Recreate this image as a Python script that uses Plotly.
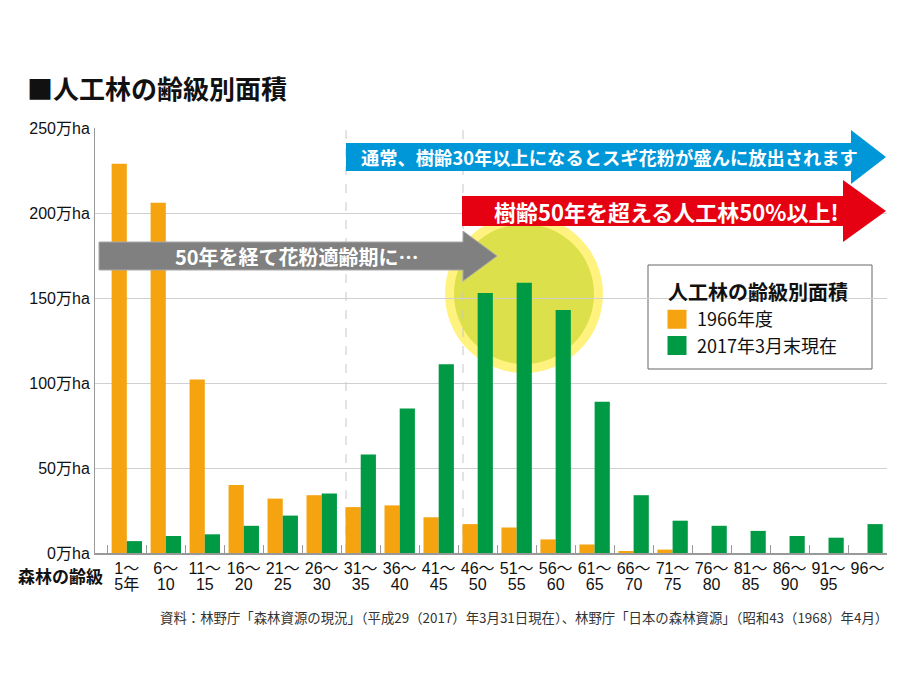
import plotly.graph_objects as go

# ---- data ----
age_from = ["1〜", "6〜", "11〜", "16〜", "21〜", "26〜", "31〜", "36〜", "41〜", "46〜",
            "51〜", "56〜", "61〜", "66〜", "71〜", "76〜", "81〜", "86〜", "91〜", "96〜"]
age_to = ["5年", "10", "15", "20", "25", "30", "35", "40", "45", "50",
          "55", "60", "65", "70", "75", "80", "85", "90", "95", ""]
area_1966 = [229, 206, 102, 40, 32, 34, 27, 28, 21, 17, 15, 8, 5, 1, 2, 0, 0, 0, 0, 0]
area_2017 = [7, 10, 11, 16, 22, 35, 58, 85, 111, 153, 159, 143, 89, 34, 19, 16, 13, 10, 9, 17]
y_ticks = [0, 50, 100, 150, 200, 250]
y_ticklabels = ["0万ha", "50万ha", "100万ha", "150万ha", "200万ha", "250万ha"]
series_names = ["1966年度", "2017年3月末現在"]

categories = [a + b for a, b in zip(age_from, age_to)]
tick_text = [f'<span style="font-size:16px">{a}</span><br><span style="font-size:16px">{b}</span>'
             for a, b in zip(age_from, age_to)]

ORANGE = "#f5a30e"
GREEN = "#009a44"
BASE_FONT = "Liberation Sans, Noto Sans CJK JP, sans-serif"
JP_FONT = "Noto Sans CJK JP, sans-serif"

# page has an 8px body margin: figure is drawn 8px right/down of window origin
OFF = 8
WIN_W, WIN_H = 904, 700
W, H = WIN_W - OFF, WIN_H - OFF
# plot-area geometry in window pixels (used only for decorations)
L, R, T, B = 95, 887, 128, 553


def px(x):
    return (x - L) / (R - L)


def py(y):
    return (B - y) / (B - T)


def arrow_path(x0, yt, yb, xh, yht, yhb, xtip, ytip):
    pts = [(x0, yt), (xh, yt), (xh, yht), (xtip, ytip), (xh, yhb), (xh, yb), (x0, yb)]
    return "M" + " L".join(f"{px(a):.5f},{py(b):.5f}" for a, b in pts) + " Z"


fig = go.Figure()
fig.add_trace(go.Bar(x=categories, y=area_1966, name=series_names[0],
                     marker=dict(color=ORANGE, line=dict(width=0)), showlegend=False))
fig.add_trace(go.Bar(x=categories, y=area_2017, name=series_names[1],
                     marker=dict(color=GREEN, line=dict(width=0)), showlegend=False))
# legend entries with larger swatches
for nm, col in zip(series_names, [ORANGE, GREEN]):
    fig.add_trace(go.Scatter(x=[None], y=[None], mode="markers", name=nm,
                             marker=dict(symbol="square", size=16, color=col,
                                         line=dict(color=col, width=3))))

shapes = []
# yellow circle
cx, cy = 524, 294
for r, col in [(79, "#fff27e"), (70, "#dce04b")]:
    shapes.append(dict(type="circle", xref="paper", yref="paper", layer="below",
                       x0=px(cx - r), x1=px(cx + r), y0=py(cy + r), y1=py(cy - r),
                       fillcolor=col, line=dict(width=0)))
# dashed guide lines
for xp in [346, 463]:
    shapes.append(dict(type="line", xref="paper", yref="paper", layer="between",
                       x0=px(xp), x1=px(xp), y0=0, y1=1,
                       line=dict(color="#c8c8c8", width=1, dash="dash")))
# legend box
shapes.append(dict(type="rect", xref="paper", yref="paper", layer="between",
                   x0=px(648), x1=px(872), y0=py(369), y1=py(265),
                   fillcolor="white", line=dict(color="#666", width=1)))
# arrows
shapes.append(dict(type="path", xref="paper", yref="paper", layer="above",
                   path=arrow_path(346, 143, 171, 851, 130, 184, 886, 157),
                   fillcolor="#0097d9", line=dict(width=0)))
shapes.append(dict(type="path", xref="paper", yref="paper", layer="above",
                   path=arrow_path(462, 196, 226, 843, 180, 242, 886, 211),
                   fillcolor="#e50012", line=dict(width=0)))
shapes.append(dict(type="path", xref="paper", yref="paper", layer="above",
                   path=arrow_path(99, 242, 270, 463, 231, 281, 497, 256),
                   fillcolor="#808080", line=dict(color="#a8a8a8", width=1)))

annotations = [
    dict(text="<b>■人工林の齢級別面積</b>", x=px(25), y=py(87), xref="paper", yref="paper",
         xanchor="left", yanchor="middle", showarrow=False,
         font=dict(family=JP_FONT, size=26, color="#111")),
    dict(text="<b>森林の齢級</b>", x=px(16), y=py(575), xref="paper", yref="paper",
         xanchor="left", yanchor="middle", showarrow=False,
         font=dict(family=JP_FONT, size=17, color="#111")),
    dict(text="資料：林野庁「森林資源の現況」（平成29（2017）年3月31日現在）、林野庁「日本の森林資源」（昭和43（1968）年4月）",
         x=px(890), y=py(617), xref="paper", yref="paper", xanchor="right", yanchor="middle",
         showarrow=False, font=dict(family=JP_FONT, size=13.4, color="#333")),
    dict(text="<b>通常、樹齢30年以上になるとスギ花粉が盛んに放出されます</b>",
         x=px(609), y=py(157), xref="paper", yref="paper", xanchor="center", yanchor="middle",
         showarrow=False, font=dict(family=JP_FONT, size=18.3, color="white")),
    dict(text="<b>樹齢50年を超える人工林50%以上!</b>",
         x=px(666), y=py(211), xref="paper", yref="paper", xanchor="center", yanchor="middle",
         showarrow=False, font=dict(family=JP_FONT, size=22, color="white")),
    dict(text="<b>50年を経て花粉適齢期に…</b>",
         x=px(297), y=py(256), xref="paper", yref="paper", xanchor="center", yanchor="middle",
         showarrow=False, font=dict(family=JP_FONT, size=20, color="white")),
    dict(text="<b>人工林の齢級別面積</b>", x=px(666), y=py(291), xref="paper", yref="paper",
         xanchor="left", yanchor="middle", showarrow=False,
         font=dict(family=JP_FONT, size=20, color="#111")),
]

fig.update_layout(
    width=W, height=H, autosize=False,
    margin=dict(l=L - OFF, r=WIN_W - R, t=T - OFF, b=WIN_H - B, pad=0),
    paper_bgcolor="white", plot_bgcolor="white",
    font=dict(family=BASE_FONT, color="#111"),
    barmode="group", bargap=0.22, bargroupgap=0,
    shapes=shapes, annotations=annotations,
    showlegend=True,
    legend=dict(x=px(657), y=py(301), xanchor="left", yanchor="top",
                bgcolor="rgba(0,0,0,0)", borderwidth=0,
                font=dict(family=JP_FONT, size=18, color="#111"),
                itemsizing="trace"),
)

fig.update_xaxes(
    type="category", range=[-0.816, 19.5],
    tickvals=categories, ticktext=tick_text, tickangle=0,
    tickfont=dict(family=BASE_FONT, size=12, color="#111"),
    ticks="inside", tickson="boundaries", ticklen=8, tickcolor="#999", tickwidth=1,
    ticklabelstandoff=5,
    showline=True, linecolor="#999", linewidth=1.5,
    showgrid=False, zeroline=False, fixedrange=True, automargin=False,
)
fig.update_yaxes(
    range=[0, 250], tickvals=y_ticks, ticktext=y_ticklabels,
    tickfont=dict(family=BASE_FONT, size=16, color="#111"),
    ticks="", ticklabelstandoff=1,
    showline=True, linecolor="#999", linewidth=1,
    showgrid=False, zeroline=False,
    minor=dict(tickvals=[50, 100, 150, 200], showgrid=True, gridcolor="#d0d0d0", gridwidth=1, ticks=""),
    fixedrange=True, automargin=False,
)

fig.write_html("out.html", config={"displayModeBar": False})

◆ Problem requirements ◆
Take the listing above and print it exactly, apart from the pictures.

◆ Reply to the task ◆
Recreate this image as a Python script that uses Plotly.
import plotly.graph_objects as go

# ---- data ----
age_from = ["1〜", "6〜", "11〜", "16〜", "21〜", "26〜", "31〜", "36〜", "41〜", "46〜",
            "51〜", "56〜", "61〜", "66〜", "71〜", "76〜", "81〜", "86〜", "91〜", "96〜"]
age_to = ["5年", "10", "15", "20", "25", "30", "35", "40", "45", "50",
          "55", "60", "65", "70", "75", "80", "85", "90", "95", ""]
area_1966 = [229, 206, 102, 40, 32, 34, 27, 28, 21, 17, 15, 8, 5, 1, 2, 0, 0, 0, 0, 0]
area_2017 = [7, 10, 11, 16, 22, 35, 58, 85, 111, 153, 159, 143, 89, 34, 19, 16, 13, 10, 9, 17]
y_ticks = [0, 50, 100, 150, 200, 250]
y_ticklabels = ["0万ha", "50万ha", "100万ha", "150万ha", "200万ha", "250万ha"]
series_names = ["1966年度", "2017年3月末現在"]

categories = [a + b for a, b in zip(age_from, age_to)]
tick_text = [f'<span style="font-size:16px">{a}</span><br><span style="font-size:16px">{b}</span>'
             for a, b in zip(age_from, age_to)]

ORANGE = "#f5a30e"
GREEN = "#009a44"
BASE_FONT = "Liberation Sans, Noto Sans CJK JP, sans-serif"
JP_FONT = "Noto Sans CJK JP, sans-serif"

# page has an 8px body margin: figure is drawn 8px right/down of window origin
OFF = 8
WIN_W, WIN_H = 904, 700
W, H = WIN_W - OFF, WIN_H - OFF
# plot-area geometry in window pixels (used only for decorations)
L, R, T, B = 95, 887, 128, 553


def px(x):
    return (x - L) / (R - L)


def py(y):
    return (B - y) / (B - T)


def arrow_path(x0, yt, yb, xh, yht, yhb, xtip, ytip):
    pts = [(x0, yt), (xh, yt), (xh, yht), (xtip, ytip), (xh, yhb), (xh, yb), (x0, yb)]
    return "M" + " L".join(f"{px(a):.5f},{py(b):.5f}" for a, b in pts) + " Z"


fig = go.Figure()
fig.add_trace(go.Bar(x=categories, y=area_1966, name=series_names[0],
                     marker=dict(color=ORANGE, line=dict(width=0)), showlegend=False))
fig.add_trace(go.Bar(x=categories, y=area_2017, name=series_names[1],
                     marker=dict(color=GREEN, line=dict(width=0)), showlegend=False))
# legend entries with larger swatches
for nm, col in zip(series_names, [ORANGE, GREEN]):
    fig.add_trace(go.Scatter(x=[None], y=[None], mode="markers", name=nm,
                             marker=dict(symbol="square", size=16, color=col,
                                         line=dict(color=col, width=3))))

shapes = []
# yellow circle
cx, cy = 524, 294
for r, col in [(79, "#fff27e"), (70, "#dce04b")]:
    shapes.append(dict(type="circle", xref="paper", yref="paper", layer="below",
                       x0=px(cx - r), x1=px(cx + r), y0=py(cy + r), y1=py(cy - r),
                       fillcolor=col, line=dict(width=0)))
# dashed guide lines
for xp in [346, 463]:
    shapes.append(dict(type="line", xref="paper", yref="paper", layer="between",
                       x0=px(xp), x1=px(xp), y0=0, y1=1,
                       line=dict(color="#c8c8c8", width=1, dash="dash")))
# legend box
shapes.append(dict(type="rect", xref="paper", yref="paper", layer="between",
                   x0=px(648), x1=px(872), y0=py(369), y1=py(265),
                   fillcolor="white", line=dict(color="#666", width=1)))
# arrows
shapes.append(dict(type="path", xref="paper", yref="paper", layer="above",
                   path=arrow_path(346, 143, 171, 851, 130, 184, 886, 157),
                   fillcolor="#0097d9", line=dict(width=0)))
shapes.append(dict(type="path", xref="paper", yref="paper", layer="above",
                   path=arrow_path(462, 196, 226, 843, 180, 242, 886, 211),
                   fillcolor="#e50012", line=dict(width=0)))
shapes.append(dict(type="path", xref="paper", yref="paper", layer="above",
                   path=arrow_path(99, 242, 270, 463, 231, 281, 497, 256),
                   fillcolor="#808080", line=dict(color="#a8a8a8", width=1)))

annotations = [
    dict(text="<b>■人工林の齢級別面積</b>", x=px(25), y=py(87), xref="paper", yref="paper",
         xanchor="left", yanchor="middle", showarrow=False,
         font=dict(family=JP_FONT, size=26, color="#111")),
    dict(text="<b>森林の齢級</b>", x=px(16), y=py(575), xref="paper", yref="paper",
         xanchor="left", yanchor="middle", showarrow=False,
         font=dict(family=JP_FONT, size=17, color="#111")),
    dict(text="資料：林野庁「森林資源の現況」（平成29（2017）年3月31日現在）、林野庁「日本の森林資源」（昭和43（1968）年4月）",
         x=px(890), y=py(617), xref="paper", yref="paper", xanchor="right", yanchor="middle",
         showarrow=False, font=dict(family=JP_FONT, size=13.4, color="#333")),
    dict(text="<b>通常、樹齢30年以上になるとスギ花粉が盛んに放出されます</b>",
         x=px(609), y=py(157), xref="paper", yref="paper", xanchor="center", yanchor="middle",
         showarrow=False, font=dict(family=JP_FONT, size=18.3, color="white")),
    dict(text="<b>樹齢50年を超える人工林50%以上!</b>",
         x=px(666), y=py(211), xref="paper", yref="paper", xanchor="center", yanchor="middle",
         showarrow=False, font=dict(family=JP_FONT, size=22, color="white")),
    dict(text="<b>50年を経て花粉適齢期に…</b>",
         x=px(297), y=py(256), xref="paper", yref="paper", xanchor="center", yanchor="middle",
         showarrow=False, font=dict(family=JP_FONT, size=20, color="white")),
    dict(text="<b>人工林の齢級別面積</b>", x=px(666), y=py(291), xref="paper", yref="paper",
         xanchor="left", yanchor="middle", showarrow=False,
         font=dict(family=JP_FONT, size=20, color="#111")),
]

fig.update_layout(
    width=W, height=H, autosize=False,
    margin=dict(l=L - OFF, r=WIN_W - R, t=T - OFF, b=WIN_H - B, pad=0),
    paper_bgcolor="white", plot_bgcolor="white",
    font=dict(family=BASE_FONT, color="#111"),
    barmode="group", bargap=0.22, bargroupgap=0,
    shapes=shapes, annotations=annotations,
    showlegend=True,
    legend=dict(x=px(657), y=py(301), xanchor="left", yanchor="top",
                bgcolor="rgba(0,0,0,0)", borderwidth=0,
                font=dict(family=JP_FONT, size=18, color="#111"),
                itemsizing="trace"),
)

fig.update_xaxes(
    type="category", range=[-0.816, 19.5],
    tickvals=categories, ticktext=tick_text, tickangle=0,
    tickfont=dict(family=BASE_FONT, size=12, color="#111"),
    ticks="inside", tickson="boundaries", ticklen=8, tickcolor="#999", tickwidth=1,
    ticklabelstandoff=5,
    showline=True, linecolor="#999", linewidth=1.5,
    showgrid=False, zeroline=False, fixedrange=True, automargin=False,
)
fig.update_yaxes(
    range=[0, 250], tickvals=y_ticks, ticktext=y_ticklabels,
    tickfont=dict(family=BASE_FONT, size=16, color="#111"),
    ticks="", ticklabelstandoff=1,
    showline=True, linecolor="#999", linewidth=1,
    showgrid=False, zeroline=False,
    minor=dict(tickvals=[50, 100, 150, 200], showgrid=True, gridcolor="#d0d0d0", gridwidth=1, ticks=""),
    fixedrange=True, automargin=False,
)

fig.write_html("out.html", config={"displayModeBar": False})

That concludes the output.